For nearly a decade, the city of Boise under Mayor Bieter successfully defended its ordinance against LW. At the trial-court level, the city twice won a summary judgment, first in 2011 and again in 2015, only to see those decisions overturned on appeal in the Ninth Circuit. In 2019, six judges on the Ninth Circuit dissented from the denial of en banc review in Martin v. Boise, with this dramatic statement:
In one misguided ruling, a three-judge panel of our court badly misconstrued not one or two, but three areas of binding Supreme Court precedent, and crafted a holding that has begun wreaking havoc on local governments, residents, and businesses throughout our circuit… The panel’s reasoning will soon prevent local governments from enforcing a host of other public health and safety laws, such as those prohibiting public defecation and urination. Perhaps most unfortunately, the panel’s opinion shackles the hands of public officials trying to redress the serious societal concern of homelessness.
But Boise still had a chance.
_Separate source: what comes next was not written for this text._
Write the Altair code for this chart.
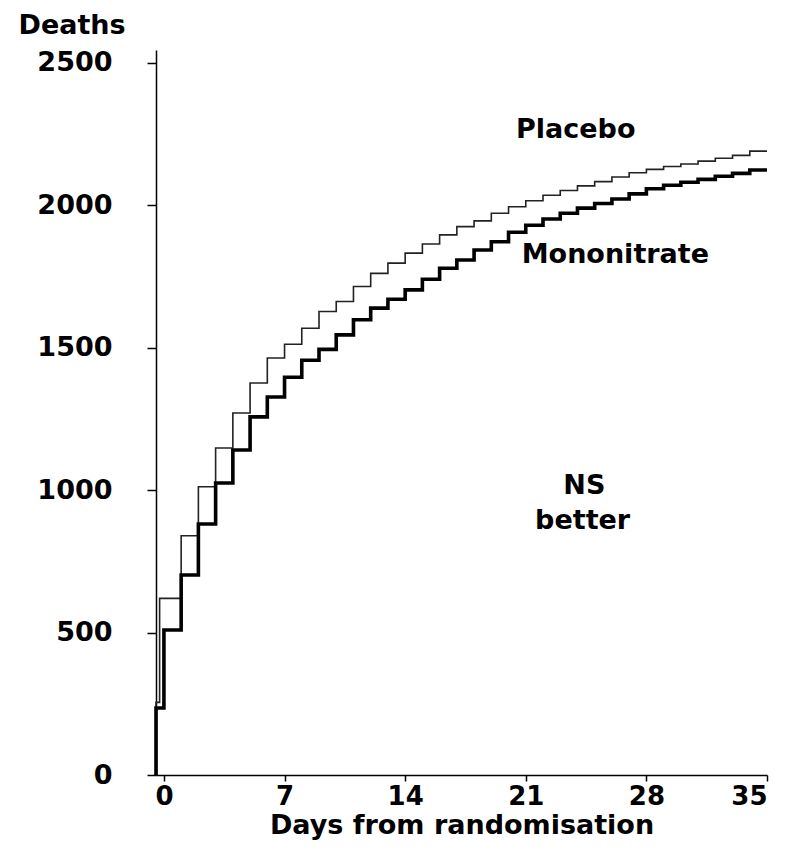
import altair as alt
import pandas as pd

# Day positions of each step (start of randomisation drawn at the axis origin)
mono_days = [-0.46, -0.46] + list(range(0, 35)) + [35]
mono_deaths = [0, 235,
               509, 702, 881, 1025, 1141, 1257, 1327, 1396, 1456, 1494,
               1545, 1598, 1639, 1670, 1703, 1740, 1779, 1808, 1843, 1872,
               1905, 1930, 1952, 1972, 1990, 2006, 2022, 2040, 2058, 2070,
               2081, 2091, 2102, 2112, 2124,
               2124]

plac_days = [-0.46, -0.46, -0.25] + list(range(1, 35)) + [35]
plac_deaths = [0, 255, 620,
               840, 1012, 1148, 1271, 1376, 1464, 1512, 1568, 1627,
               1662, 1715, 1761, 1797, 1832, 1864, 1896, 1925, 1945, 1972,
               1995, 2016, 2035, 2052, 2068, 2083, 2099, 2114, 2126, 2136,
               2145, 2155, 2165, 2175, 2190,
               2190]

x_ticks = [0, 7, 14, 21, 28, 35]
y_ticks = [0, 500, 1000, 1500, 2000, 2500]

label_text = ["Placebo", "Mononitrate", "NS", "better"]
label_day = [23.9, 26.2, 24.4, 24.3]
label_deaths = [2265, 1826, 1015, 892]

FONT = "DejaVu Sans"
FS = 27

mono_df = pd.DataFrame({"day": mono_days, "deaths": mono_deaths, "order": range(len(mono_days))})
plac_df = pd.DataFrame({"day": plac_days, "deaths": plac_deaths, "order": range(len(plac_days))})
lab_df = pd.DataFrame({"text": label_text, "day": label_day, "deaths": label_deaths})

xscale = alt.Scale(domain=[-0.46, 35], nice=False, zero=False)
yscale = alt.Scale(domain=[0, 2545], nice=False, zero=True)

xenc = alt.X("day:Q", scale=xscale,
             axis=alt.Axis(values=x_ticks, title="Days from randomisation",
                           tickSize=6, labelPadding=2, titlePadding=3,
                           labelFontSize=26, titleFontSize=27))
yenc = alt.Y("deaths:Q", scale=yscale,
             axis=alt.Axis(values=y_ticks, format="d", title="Deaths", titleAngle=0,
                           titleAlign="left", titleBaseline="alphabetic",
                           titleX=-138, titleY=-17, tickSize=9, labelPadding=35))

plac = alt.Chart(plac_df).mark_line(interpolate="step-after", color="#222222",
                                    strokeWidth=1.6).encode(
    x=xenc, y=yenc, order="order:Q")
mono = alt.Chart(mono_df).mark_line(interpolate="step-after", color="black",
                                    strokeWidth=3.6).encode(
    x=alt.X("day:Q", scale=xscale), y=alt.Y("deaths:Q", scale=yscale), order="order:Q")
labels = alt.Chart(lab_df).mark_text(font=FONT, fontWeight="bold", fontSize=FS,
                                      color="black", align="center", baseline="middle").encode(
    x=alt.X("day:Q", scale=xscale), y=alt.Y("deaths:Q", scale=yscale), text="text:N")

chart = alt.layer(plac, mono, labels).properties(
    width=611, height=725,
    padding={"left": 148, "top": 42, "right": 12, "bottom": 70},
    autosize=alt.AutoSizeParams(type="none"),
).configure_view(stroke=None).configure_axis(
    grid=False, domainColor="black", domainWidth=1.5, tickColor="black", tickWidth=1.5,
    labelColor="black", labelFont=FONT, labelFontWeight="bold", labelFontSize=FS,
    titleColor="black", titleFont=FONT, titleFontWeight="bold", titleFontSize=FS,
)

chart.save("out.html", embed_options={"renderer": "svg", "actions": False})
It appealed Martin v. Boise to the United States Supreme Court. On December 3, 2019, Mayor Bieter lost his race for reelection to Lauren McLean. On December 16, 2019 the Court denied certiorari or said it would not hear the case.
This denial of cert is odd. There was great interest in the case. More than a dozen groups filed amici curiae or friend of the court briefs because they were worried about the effects of the decision on their municipality. As the Ninth’s Circuit’s opinion makes clear, several other circuits in the United States had reached the opposition conclusion. So vagrancy laws are perfectly good in some parts of the country, but not in the Ninth Circuit’s area that includes Idaho. The Supreme Court often takes cases where there are different opinions in different parts of the country so that the U.S. law remains one everywhere. There was sharp disagreement in the Ninth Circuit.
The justices considered taking the case twice during the Fall of 2019. They sat down in conference and considered whether to take the case on November 13, 2019 (before the final Boise mayoral election), but, for whatever reason, could not come to agreement whether to take the case. But they apparently agreed to reconsider the denial because they considered it again (after the final mayoral election) on December 9, 2019. On December 16, the Court denied Boise’s petition. The case was over, and so seemed Boise's inability to enforce its laws.